I vari saggi che compongono il libro si interrogano sul ruolo svolto dal cinema e dalla televisione, coprendo un arco che va dai primi film e documentari, oggi pressoché sconosciuti, ai successi internazionali come La vita è bella, dalla ricezione dei grandi film americani, come Schindler's List, ai meno studiati generi "autoctoni" come quello che ha mescolato, fin dagli anni Settanta, erotismo e nazismo. Forme del racconto eterogenee che hanno attraversato la cultura italiana e che, di volta in volta, hanno intrecciato il discorso sulla Shoah ai grandi nodi della rimozione collettiva, dell’antifascismo, dell'identità cattolica, dei persistenti fantasmi dell'eredità mussoliniana.
 
 
 
 
 
  • Possiamo fidarci delle immagini nella nostra ricerca di verità storica?
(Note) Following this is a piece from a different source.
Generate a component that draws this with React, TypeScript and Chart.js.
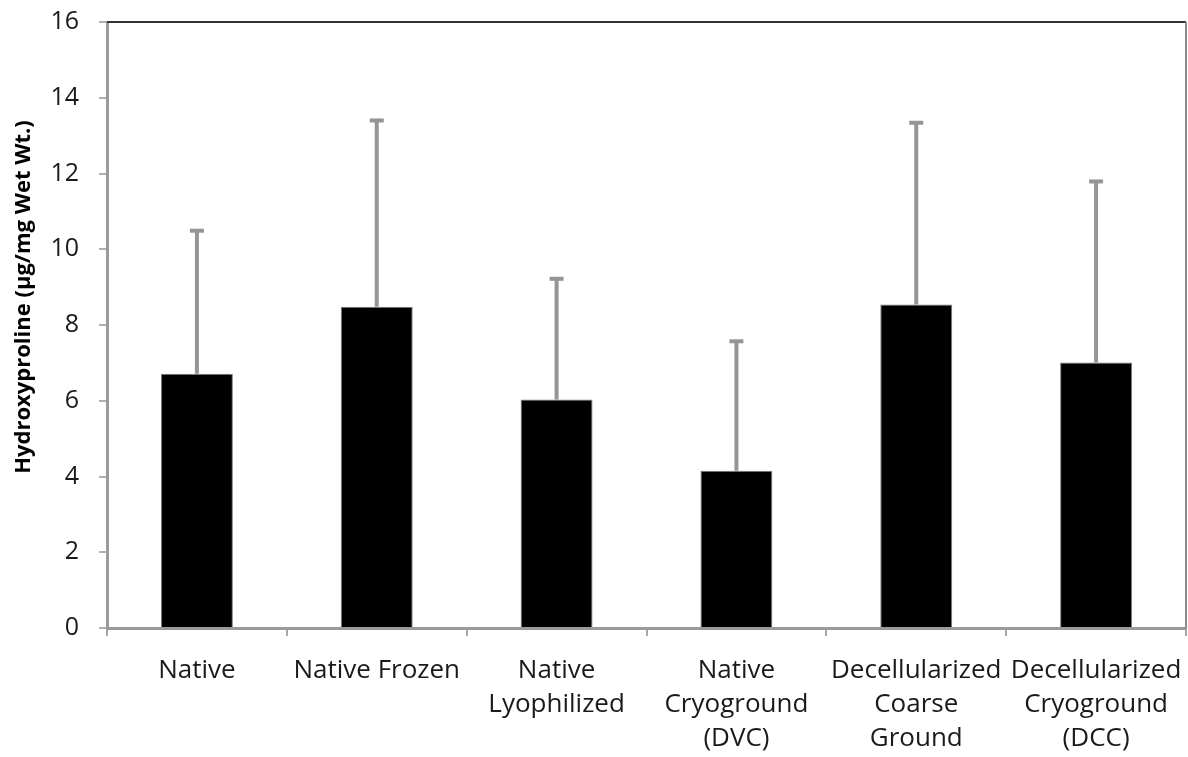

A proposito di “A Film Unfinished” di Yael Hersonski.
Laura Fontana
 
Quanto possiamo fidarci delle immagini storiche per assumere quella rappresentazione come autentica e vera? Ma soprattutto quanto possiamo fidarci dei nostri occhi per vedere, oltre il guardare, che dietro la rappresentazione di una realtà può celarsene un’altra completamente diversa? Questo contributo tratta del rapporto che intratteniamo con le immagini di archivio della Shoah, prendendo come caso di studio A Film Unfinished, documentario che Yael Hersonski ha realizzato nel 2010 da un film incompiuto, girato dai nazisti nel ghetto di Varsavia nel 1942 e ritrovato tra il 1954 e il 1998 con vicende che ne hanno messo in luce l’intenzionalità criminale.
 
 
 
 
  • Giampiero Frasca Tre sguardi sulla Shoah
 
Un'uscita concomitante sugli schermi italiani offre l'opportunità per una riflessione sull'attuale valore narrativo della memoria. Di quella memoria. Che non può non essere condivisa e che non può ritenersi esclusiva. Il labirinto del silenzio, Il figlio di Saul e Una volta nella vita, pur circolando in Europa e tra i vari festival da qualche tempo (più di un anno, nel caso del primo e del terzo film), escono a ridosso del 27 gennaio e autorizzano alcune considerazioni incrociate, possibili in virtù del tema comune, della coincidenza della presentazione al pubblico italiano e dell'eventuale scopo didattico per cui potrebbero essere utilizzati.